ST. GEORGE, Utah (KUTV) — Planned Parenthood’s St. George clinic will close its doors on May 2, leaving many college students, young residents, and low-income patients without a key source for low-cost reproductive care.
The St. George clinic does not provide abortion services. Instead, it offers cancer screenings, STI testing and treatment, birth control, limited fertility support and other basic reproductive care.
The clinic, located about a mile away from Utah Tech University, is one of two Planned Parenthood locations in Utah shutting down after the Trump administration froze $2.8 million in Title X funds. That federal grant program supports family planning services across the country.
“This is a family planning-only location,” said Shiren Ghorbani, interim president of Planned Parenthood Association of Utah. “We are talking about access to birth control. That’s what the St. George clinic did, and that’s about 98% of what Planned Parenthood provides in this state.”
Ghorbani said the Title X funding cut forced the organization to consolidate services and stretch funds. Along with the St.
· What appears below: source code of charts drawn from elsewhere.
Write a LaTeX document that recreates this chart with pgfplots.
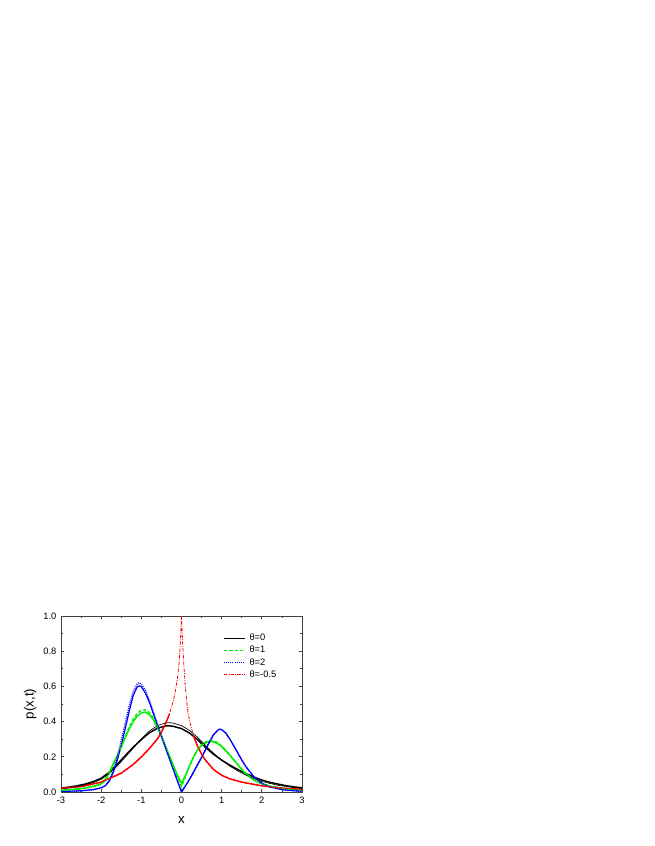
\documentclass[border=0pt]{standalone}
\usepackage{fontspec}
\setmainfont{Liberation Sans}
\usepackage{pgfplots}
\pgfplotsset{compat=1.18}
\definecolor{cblack}{RGB}{0,0,0}
\definecolor{cgreen}{RGB}{0,240,0}
\definecolor{cblue}{RGB}{0,0,255}
\definecolor{cred}{RGB}{255,0,0}
\begin{document}
\begin{tikzpicture}
\path[use as bounding box] (0pt,0pt) rectangle (490.5pt,634.5pt);
\begin{axis}[
  at={(45.75pt,40.5pt)}, anchor=south west,
  scale only axis, width=180.75pt, height=132pt,
  xmin=-3, xmax=3, ymin=0, ymax=1,
  xtick={-3,-2,-1,0,1,2,3},
  ytick={0,0.2,0.4,0.6,0.8,1.0},
  minor x tick num=1, minor y tick num=1,
  tick align=inside,
  major tick length=2.6pt, minor tick length=1.5pt,
  axis line style={draw=black!75, line width=0.7pt},
  every tick/.style={black!75, line width=0.5pt},
  tick label style={font=\fontsize{7}{8}\selectfont},
  /pgf/number format/assume math mode=true,
  yticklabel style={/pgf/number format/.cd, fixed, fixed zerofill, precision=1},
  xlabel={x}, ylabel={p(x,t)},
  label style={font=\fontsize{10}{12}\selectfont},
  xlabel style={at={(axis description cs:0.5,-0.159)}, anchor=center},
  ylabel style={at={(axis description cs:-0.128,0.5)}, anchor=center},
  legend style={draw=none, fill=none, at={(axis description cs:0.672,0.904)},
    anchor=north west, font=\fontsize{7}{8}\selectfont, inner sep=0pt,
    row sep=2pt, column sep=3pt,
    nodes={inner sep=0pt, text height=5.6pt, text depth=1.6pt}},
  legend cell align=left,
  legend image code/.code={\draw[#1] (0pt,0pt) -- (15.75pt,0pt);},
]
% simulation curves (thick)
\addplot[cblack, line width=1.1pt, forget plot] coordinates {(-3.0,0.022) (-2.8,0.028) (-2.6,0.035) (-2.4,0.045) (-2.2,0.059) (-2.0,0.078) (-1.8,0.112) (-1.6,0.158) (-1.5,0.182) (-1.4,0.207) (-1.2,0.255) (-1.0,0.298) (-0.8,0.336) (-0.6,0.362) (-0.4,0.375) (-0.3,0.376) (-0.2,0.373) (0.0,0.36) (0.2,0.335) (0.4,0.298) (0.5,0.275) (0.6,0.253) (0.8,0.214) (1.0,0.181) (1.2,0.153) (1.4,0.128) (1.6,0.105) (1.8,0.085) (2.0,0.068) (2.2,0.055) (2.4,0.045) (2.6,0.036) (2.8,0.029) (3.0,0.024)};
\addplot[cgreen, line width=1.1pt, forget plot] coordinates {(-3.0,0.01) (-2.6,0.017) (-2.4,0.023) (-2.2,0.032) (-2.0,0.047) (-1.9,0.07) (-1.8,0.11) (-1.7,0.16) (-1.6,0.205) (-1.5,0.255) (-1.4,0.31) (-1.3,0.36) (-1.2,0.4) (-1.1,0.432) (-1.0,0.45) (-0.9,0.454) (-0.8,0.44) (-0.7,0.41) (-0.6,0.367) (-0.5,0.315) (-0.4,0.26) (-0.3,0.205) (-0.2,0.15) (-0.1,0.095) (0.0,0.05) (0.1,0.095) (0.2,0.15) (0.3,0.2) (0.4,0.24) (0.5,0.265) (0.6,0.28) (0.7,0.287) (0.8,0.285) (0.9,0.275) (1.0,0.258) (1.2,0.21) (1.4,0.155) (1.5,0.128) (1.6,0.104) (1.8,0.068) (2.0,0.046) (2.2,0.033) (2.5,0.021) (2.8,0.014) (3.0,0.012)};
\addplot[cblue, line width=0.9pt, forget plot] coordinates {(-3.0,0.003) (-2.6,0.006) (-2.4,0.009) (-2.2,0.014) (-2.0,0.024) (-1.9,0.035) (-1.8,0.06) (-1.7,0.11) (-1.6,0.18) (-1.5,0.265) (-1.4,0.36) (-1.3,0.46) (-1.2,0.55) (-1.1,0.598) (-1.05,0.603) (-1.0,0.598) (-0.9,0.563) (-0.8,0.51) (-0.7,0.445) (-0.6,0.378) (-0.5,0.315) (-0.4,0.252) (-0.3,0.188) (-0.2,0.125) (-0.1,0.062) (0.0,0.0) (0.1,0.035) (0.2,0.072) (0.3,0.112) (0.4,0.155) (0.5,0.195) (0.6,0.24) (0.7,0.285) (0.8,0.325) (0.9,0.35) (0.95,0.356) (1.0,0.354) (1.1,0.335) (1.2,0.302) (1.3,0.262) (1.4,0.222) (1.5,0.182) (1.6,0.145) (1.8,0.087) (2.0,0.05) (2.2,0.029) (2.5,0.014) (2.8,0.007) (3.0,0.005)};
\addplot[cred, line width=1.1pt, forget plot] coordinates {(-3.0,0.021) (-2.5,0.031) (-2.0,0.056) (-1.5,0.107) (-1.2,0.157) (-1.0,0.2) (-0.8,0.247) (-0.6,0.302) (-0.5,0.34) (-0.4,0.386) (-0.3,0.443)};
\addplot[cred, line width=1.1pt, forget plot] coordinates {(0.3,0.318) (0.4,0.26) (0.5,0.215) (0.6,0.18) (0.8,0.127) (1.0,0.095) (1.2,0.075) (1.5,0.056) (2.0,0.035) (2.5,0.022) (3.0,0.015)};
% theory curves (legend styles)
\addplot[cblack, line width=0.5pt] coordinates {(-3.0,0.018) (-2.6,0.03) (-2.2,0.053) (-2.0,0.072) (-1.8,0.104) (-1.6,0.148) (-1.4,0.198) (-1.2,0.25) (-1.0,0.302) (-0.8,0.346) (-0.6,0.377) (-0.4,0.392) (-0.3,0.394) (-0.2,0.391) (0.0,0.377) (0.2,0.35) (0.4,0.31) (0.6,0.264) (0.8,0.22) (1.0,0.181) (1.2,0.148) (1.4,0.12) (1.6,0.096) (1.8,0.076) (2.0,0.06) (2.4,0.038) (2.8,0.025) (3.0,0.02)};
\addlegendentry{θ=0}
\addplot[cgreen, line width=1pt, dash pattern=on 2.5pt off 1.5pt] coordinates {(-3.0,0.008) (-2.6,0.014) (-2.2,0.029) (-2.0,0.043) (-1.9,0.062) (-1.8,0.1) (-1.7,0.155) (-1.6,0.205) (-1.5,0.258) (-1.4,0.315) (-1.3,0.37) (-1.2,0.415) (-1.1,0.448) (-1.0,0.465) (-0.9,0.467) (-0.8,0.452) (-0.7,0.42) (-0.6,0.375) (-0.5,0.32) (-0.4,0.262) (-0.3,0.204) (-0.2,0.145) (-0.1,0.085) (0.0,0.03) (0.1,0.088) (0.2,0.145) (0.3,0.197) (0.4,0.24) (0.5,0.268) (0.6,0.285) (0.7,0.293) (0.8,0.291) (0.9,0.28) (1.0,0.262) (1.2,0.212) (1.4,0.157) (1.6,0.105) (1.8,0.069) (2.0,0.046) (2.4,0.023) (2.8,0.013) (3.0,0.01)};
\addlegendentry{θ=1}
\addplot[cblue, line width=1pt, dash pattern=on 0.7pt off 0.9pt] coordinates {(-3.0,0.002) (-2.6,0.005) (-2.2,0.012) (-2.0,0.023) (-1.9,0.036) (-1.8,0.066) (-1.7,0.122) (-1.6,0.198) (-1.5,0.292) (-1.4,0.393) (-1.3,0.49) (-1.2,0.572) (-1.1,0.615) (-1.06,0.621) (-1.0,0.614) (-0.9,0.578) (-0.8,0.522) (-0.7,0.456) (-0.6,0.388) (-0.5,0.321) (-0.4,0.256) (-0.3,0.191) (-0.2,0.127) (-0.1,0.063) (0.0,0.0) (0.1,0.036) (0.2,0.074) (0.3,0.114) (0.4,0.157) (0.5,0.198) (0.6,0.243) (0.7,0.288) (0.8,0.328) (0.9,0.352) (0.95,0.358) (1.0,0.356) (1.1,0.337) (1.2,0.303) (1.3,0.263) (1.4,0.222) (1.5,0.182) (1.6,0.145) (1.8,0.086) (2.0,0.049) (2.2,0.028) (2.6,0.01) (3.0,0.004)};
\addlegendentry{θ=2}
\addplot[cred, line width=0.6pt, dash pattern=on 2.5pt off 1pt on 0.6pt off 1pt] coordinates {(-3.0,0.02) (-2.5,0.03) (-2.0,0.055) (-1.5,0.105) (-1.2,0.155) (-1.0,0.198) (-0.8,0.245) (-0.6,0.3) (-0.5,0.338) (-0.4,0.385) (-0.3,0.445) (-0.2,0.52) (-0.15,0.575) (-0.1,0.645) (-0.06,0.735) (-0.03,0.84) (0.0,1.0) (0.03,0.84) (0.06,0.715) (0.1,0.585) (0.15,0.47) (0.2,0.405) (0.3,0.318) (0.4,0.26) (0.5,0.215) (0.6,0.18) (0.8,0.127) (1.0,0.095) (1.2,0.075) (1.5,0.056) (2.0,0.035) (2.5,0.022) (3.0,0.015)};
\addlegendentry{θ=-0.5}
\end{axis}
\end{tikzpicture}
\end{document}
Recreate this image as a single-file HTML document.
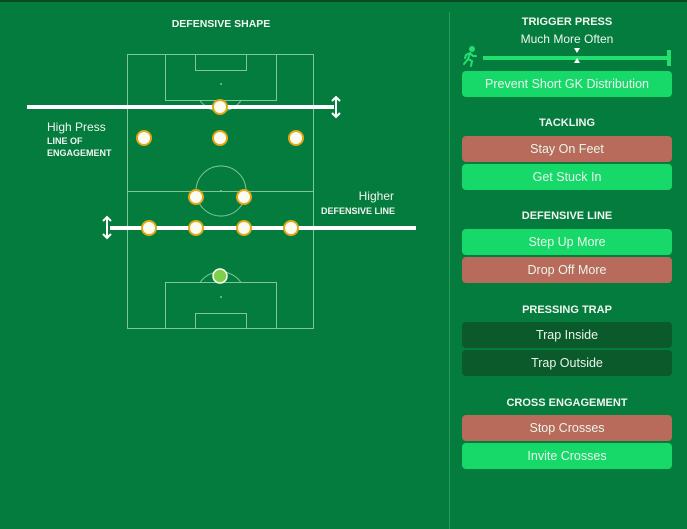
<!DOCTYPE html>
<html><head><meta charset="utf-8"><style>
body{margin:0;width:687px;height:529px;overflow:hidden;background:#047c3d;font-family:"Liberation Sans",sans-serif}
.b{position:absolute;left:462px;width:210px;height:26px;border-radius:4px;color:#e8f5ea;font-size:12.5px;line-height:26px;text-align:center}
.g{background:#16d96a}.r{background:#b86a5b}.d{background:#0a5a2b}
.h{position:absolute;left:462px;width:210px;text-align:center;color:#f0f5f0;font-size:11px;font-weight:bold}
</style></head><body>
<div style="position:absolute;left:0;top:0;width:687px;height:2px;background:#0c4a26"></div>
<div style="position:absolute;left:449px;top:12px;width:1px;height:517px;background:#2a9a5a"></div>
<svg width="450" height="529" style="position:absolute;left:0;top:0" font-family="Liberation Sans, sans-serif">
<text x="221" y="27" fill="#f0f5f0" font-size="10.5" font-weight="bold" text-anchor="middle">DEFENSIVE SHAPE</text>
<g stroke="#7fc79b" stroke-width="1" fill="none">
<rect x="127.5" y="54.5" width="186" height="274"/>
<rect x="165.5" y="54.5" width="111" height="46"/>
<rect x="195.5" y="54.5" width="51" height="16"/>
<rect x="165.5" y="282.5" width="111" height="46"/>
<rect x="195.5" y="313.5" width="51" height="15"/>
<line x1="127.5" y1="191.5" x2="313.5" y2="191.5"/>
<circle cx="221" cy="191" r="25"/>
<path d="M200 100.5 A25 25 0 0 0 241 100.5"/>
<path d="M200 282.5 A25 25 0 0 1 241 282.5"/>
</g>
<g fill="#7fc79b"><circle cx="221" cy="84" r="1"/><circle cx="221" cy="191" r="1"/><circle cx="221" cy="297" r="1"/></g>
<line x1="27" y1="107" x2="334" y2="107" stroke="#fff" stroke-width="4"/>
<path d="M336 98v18M332 101l4-4 4 4M332 113l4 4 4-4" stroke="#fff" stroke-width="2" fill="none"/>
<line x1="110" y1="228" x2="416" y2="228" stroke="#fff" stroke-width="4"/>
<path d="M107 218v19M103 221l4-4 4 4M103 234l4 4 4-4" stroke="#fff" stroke-width="2" fill="none"/>
<g fill="#fbfbf2" stroke="#e4a816" stroke-width="2">
<circle cx="220" cy="107" r="7"/><circle cx="144" cy="138" r="7"/><circle cx="220" cy="138" r="7"/><circle cx="296" cy="138" r="7"/>
<circle cx="196" cy="197" r="7"/><circle cx="244" cy="197" r="7"/>
<circle cx="149" cy="228" r="7"/><circle cx="196" cy="228" r="7"/><circle cx="244" cy="228" r="7"/><circle cx="291" cy="228" r="7"/>
</g>
<circle cx="220" cy="276" r="7" fill="#7ed04a" stroke="#fff" stroke-width="1.5"/>
<text x="47" y="131" fill="#f0f5f0" font-size="12">High Press</text>
<text x="47" y="144" fill="#f0f5f0" font-size="9" font-weight="bold">LINE OF</text>
<text x="47" y="156" fill="#f0f5f0" font-size="9" font-weight="bold">ENGAGEMENT</text>
<text x="394" y="200" fill="#f0f5f0" font-size="12" text-anchor="end">Higher</text>
<text x="395" y="214" fill="#f0f5f0" font-size="9" font-weight="bold" text-anchor="end">DEFENSIVE LINE</text>
</svg>
<div class="h" style="top:16px">TRIGGER PRESS</div>
<div class="h" style="top:32px;font-weight:normal;font-size:12px">Much More Often</div>
<svg width="230" height="30" style="position:absolute;left:457px;top:45px">
<g stroke="#22e070" stroke-width="2" fill="none" stroke-linecap="round">
<circle cx="15" cy="4" r="2" fill="#22e070"/>
<path d="M13 8l-2 6 4 2-1 5M11 14l-4 5M13 8l3 3 3 0M13 8l-4 2-1 3"/>
</g>
<rect x="26" y="11" width="187" height="4" fill="#22e070"/>
<rect x="210" y="5" width="4" height="16" fill="#22e070"/>
<path d="M117 3h6l-3 5zM117 18h6l-3-5z" fill="#fff"/>
</svg>
<div class="b g" style="top:71px">Prevent Short GK Distribution</div>
<div class="h" style="top:117px">TACKLING</div>
<div class="b r" style="top:136px">Stay On Feet</div>
<div class="b g" style="top:164px">Get Stuck In</div>
<div class="h" style="top:210px">DEFENSIVE LINE</div>
<div class="b g" style="top:229px">Step Up More</div>
<div class="b r" style="top:257px">Drop Off More</div>
<div class="h" style="top:304px">PRESSING TRAP</div>
<div class="b d" style="top:322px">Trap Inside</div>
<div class="b d" style="top:350px">Trap Outside</div>
<div class="h" style="top:397px">CROSS ENGAGEMENT</div>
<div class="b r" style="top:415px">Stop Crosses</div>
<div class="b g" style="top:443px">Invite Crosses</div>
</body></html>
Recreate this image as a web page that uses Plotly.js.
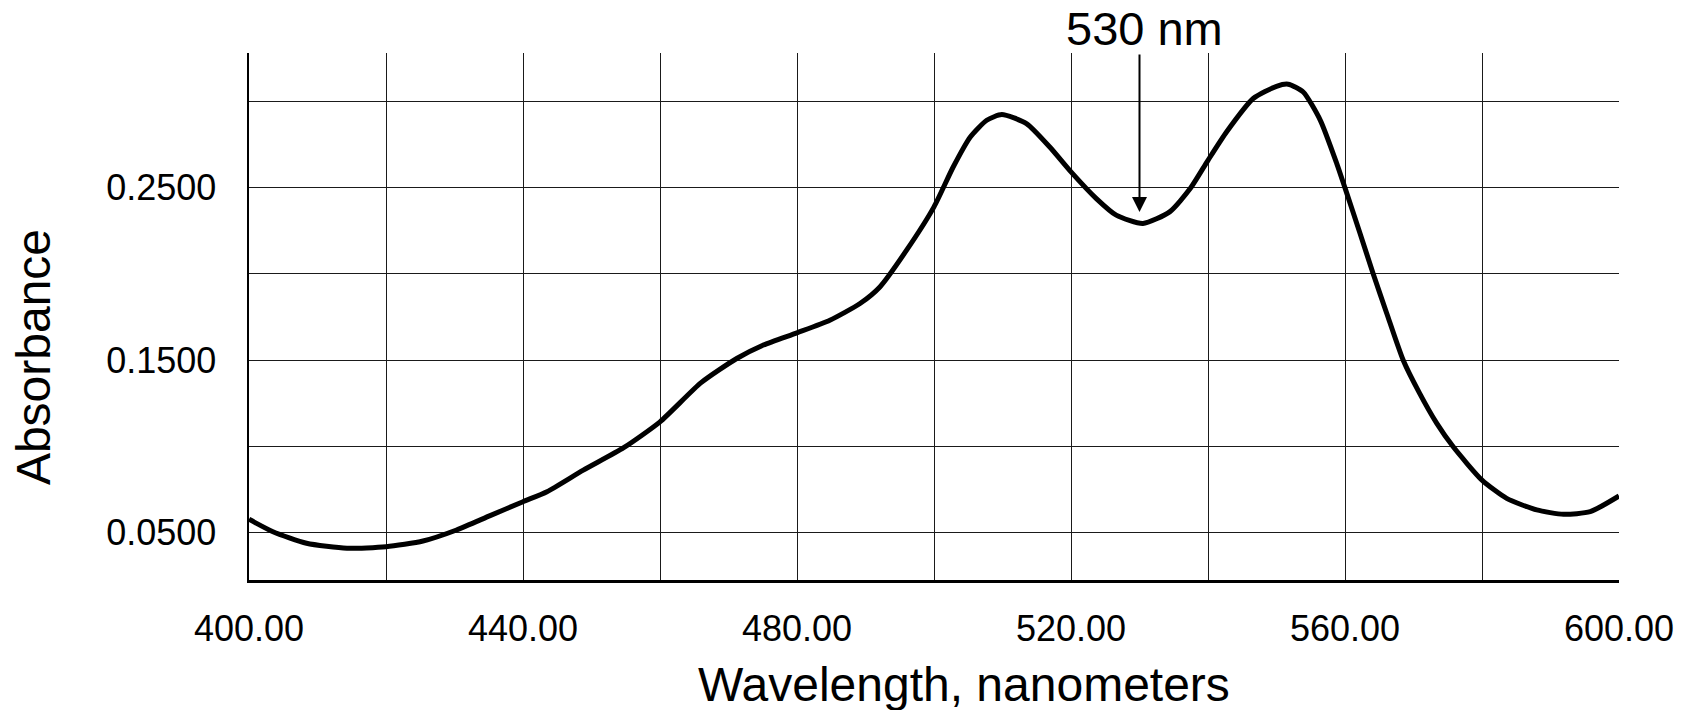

George clinic, the Logan location in northern Utah will also close.
The decision has left some Utah Tech students concerned.
“For college-aged students who don’t have a lot of money, having a place where you can get care for less money was so important,” said freshman Coco Mazet.
Gillian Morrison, a sophomore, echoed the same sentiment, saying “it was comforting to know that we could be safe and there was a Planned Parenthood in our community.”
Senior Nimea Adamson, who uses the pronoun they, said they worry that without accessible preventative care, students and other people in the community will have higher instances of STIs and unplanned pregnancies.
“If people have less access to the resources they need, like birth control and STI testing, other preventative measures, I fear it’s going to increase the rate of the things we are trying to prevent,” said Adamson.
For others, the closure poses logistical barriers.
“I don’t have a car on campus, so if I need any care, I have to find a way to Las Vegas,” said student Mackenzie Robb. “It’s two hours there and back. It makes everything more inconvenient and more expensive.”
Last year, Planned Parenthood Association of Utah provided care to 26,000 people through Title X-funded services. Ghorbani warned the consequences of the funding cuts could ripple across the state.
“We know that when people have either funding support withdrawn or they have to travel greater distances, they defer care,” said Ghorbani. “And we’re very concerned about that.”
She also emphasized the broader impact on health education in Utah.
“Title X funding also supports our education efforts,” Ghorbani said. “This is a state that already lacks in sex education and maturation education, so there are additional impacts we know are occurring because the administration’s decisions.”
Planned Parenthood said it will continue offering some services through telehealth, including prescribing birth control. But Ghorbani said the closures are part of a larger trend of declining public health support in the U.S.
“The administration is taking a wrecking ball to public health infrastructure,” she said. “The consequences are going to be devastating.”
The St. George clinic will close on May 2. The Logan location is scheduled to shut down on April 30.
The nearest Planned Parenthood location for southern Utah residents will be in Las Vegas, about 120 miles away.